**Available data:**

____

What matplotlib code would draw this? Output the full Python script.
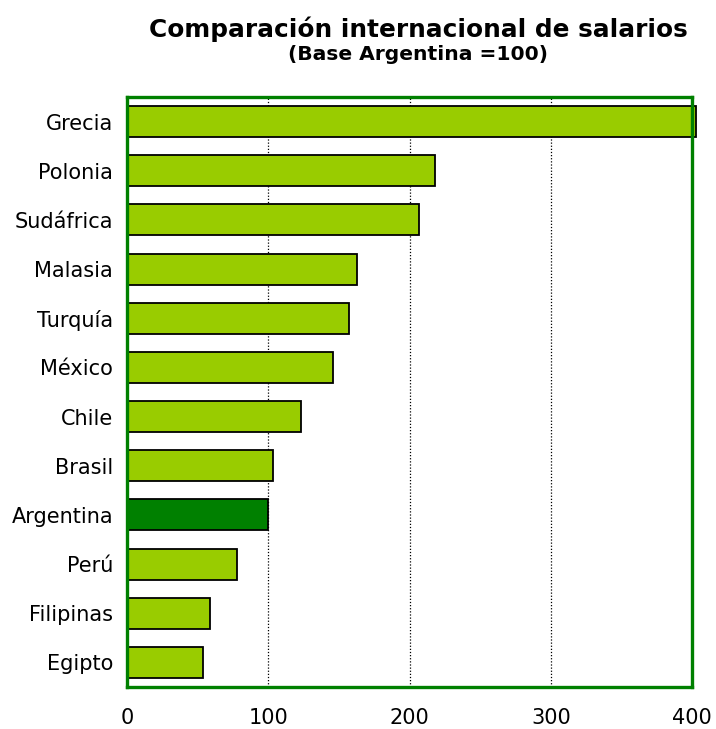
import matplotlib
matplotlib.use("Agg")
import matplotlib.pyplot as plt

countries = ["Grecia", "Polonia", "Sudáfrica", "Malasia", "Turquía", "México",
             "Chile", "Brasil", "Argentina", "Perú", "Filipinas", "Egipto"]
values = [403, 218, 207, 163, 157, 146, 123, 103, 100, 78, 59, 54]
xticks = [0, 100, 200, 300, 400]

LIGHT = "#99CC00"
DARK = "#008000"

fig = plt.figure(figsize=(7.16, 7.29), dpi=100)
ax = fig.add_axes([0.1774, 0.0576, 0.7891, 0.8094])

ypos = list(range(len(countries)))
colors = [DARK if c == "Argentina" else LIGHT for c in countries]
bars = ax.barh(ypos, values, height=0.63, color=colors, edgecolor="black",
               linewidth=1.3, zorder=3)
for b in bars:
    b.set_clip_on(False)

ax.set_xlim(0, 400)
ax.set_ylim(len(countries) - 0.5, -0.5)
ax.set_yticks(ypos)
ax.set_yticklabels(countries)
ax.set_xticks(xticks)
ax.tick_params(length=0, labelsize=15)
ax.tick_params(axis="x", pad=15)
ax.tick_params(axis="y", pad=10)
ax.xaxis.grid(True, linestyle=(0, (1, 1.5)), color="black", linewidth=0.9)
ax.set_axisbelow(True)
for s in ax.spines.values():
    s.set_color(DARK)
    s.set_linewidth(2.4)
    s.set_zorder(4)

fig.text(0.584, 0.960, "Comparación internacional de salarios", ha="center",
         va="center", fontsize=17.8, fontweight="bold")
fig.text(0.584, 0.925, "(Base Argentina =100)", ha="center", va="center",
         fontsize=14.6, fontweight="bold")

fig.savefig("out.png", dpi=100)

____

**Your task:** Find the word "matplotlib" in the data and show each line that holds it.

**Result:**
What matplotlib code would draw this? Output the full Python script.
import matplotlib
matplotlib.use("Agg")
import matplotlib.pyplot as plt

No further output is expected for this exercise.